Growing energy demand and getting to net-zero are the two global trends underpinning the Total Energy Outlook and thus the evolutions of the energy markets that Total integrates into its strategy.
Total explained that its strategy aims to transform it into a broad energy company by profitably growing energy production from LNG and electricity, the two fastest growing energy markets.
In the next decade, Total stated that its energy production will grow by one third, roughly from 3 to 4 Mboe/d, half from LNG, half from electricity, mainly from renewables.

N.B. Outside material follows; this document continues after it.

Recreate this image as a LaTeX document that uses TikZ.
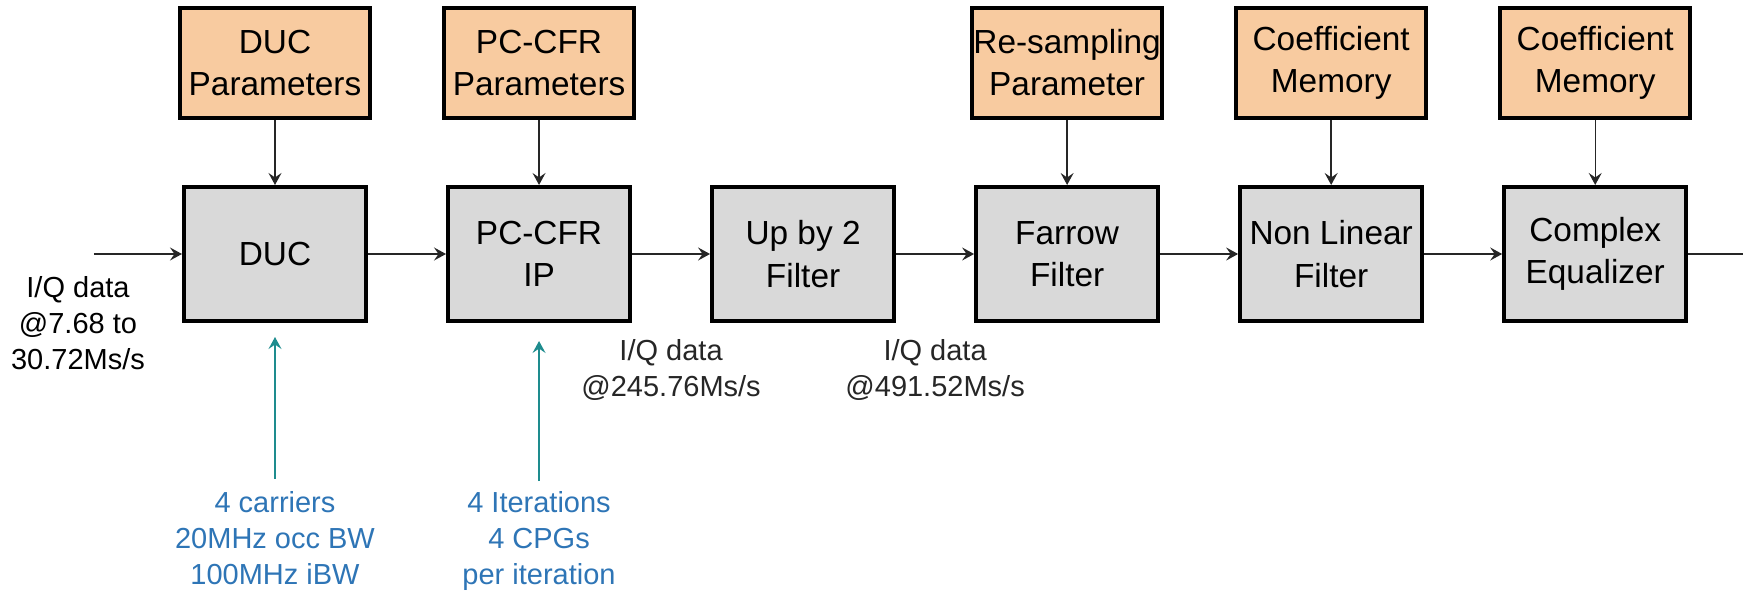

The group will progressively scale up profitable investments in renewables and electricity from $2 billion to $3 billion per year, representing more than 20 per cent of capital investments.
Total’s net-zero ambition
Total also confirmed its ambition to get to net-zero by 2050 together with society for its global business (Scope 1+2+3).
On its way to carbon neutrality in Europe by 2050, Total will reduce the Scope 3 emissions of its European customers by 30 per cent, in absolute value, by 2030.
This decrease in Europe allows Total to take the new commitment to reduce the absolute level of the worldwide Scope 3 emissions of its customers in 2030 compared to 2015.
In the next decade, oil products sales from Total will diminish by almost 30 per cent and Total’s sales mix will become 30 per cent oil products, 5 per cent biofuels, 50 per cent gases, 15 per cent electrons.
Total’s LNG sales will reach 50 Mt/y by 2025 and will double over 2020-30.
Cash-flow from integrated LNG business will grow by 40 per cent to more than $4 billion in 2025 at 50$/b.
Decarbonizing natural gas with biogas and hydrogen as well as continuing to reduce methane emissions will contribute to Total’s climate ambition.
Total eyes growth in renewables
Total is targeting 50 TWh of net production and 80 TWh of sales to 9 million customers by 2025.
Total expects to grow in renewables, raising its objective to 35 GW gross capacity in 2025 (70 per cent already in portfolio), and has the ambition to add around 10 GW per year beyond, as it managed to do in 2020.
Renewables and electricity are expected to deliver a predictable cash flow of more than 1.5 B$ per year by 2025, Total said.
Value over volume in oil
According to Total, the company will focus on low-cost oil projects, privileging value over volume.
The company will develop its portfolio of oil projects, all with profitability above 15 per cent at 50$/b, while ensuring consistency for capex allocation with climate ambition.
Total also emphasized that discipline and flexibility will be maintained on capital investments with 13-16 B$ over 2022-25 assuming an oil price between 50 and 60 $/b.
Considering the short-term uncertainty and low price environment, capital investment for 2021 should be under 12 B$.
Cost reduction efforts will be accelerated and increased to 2 B$ by 2023.
Accelerating its shift toward low carbon businesses while growing its Upstream production by around 2 per cent per year between 2019 and 2025, mainly over 2022-25, the Group confirms a cash flow growth of 5 B$ by 2025 and a ROE greater than 10 per cent in a 50 $/b environment.
Based on this outlook, Total’s board reaffirmed its confidence in the group’s fundamentals and confirmed that the dividend is supported at 40 $/b.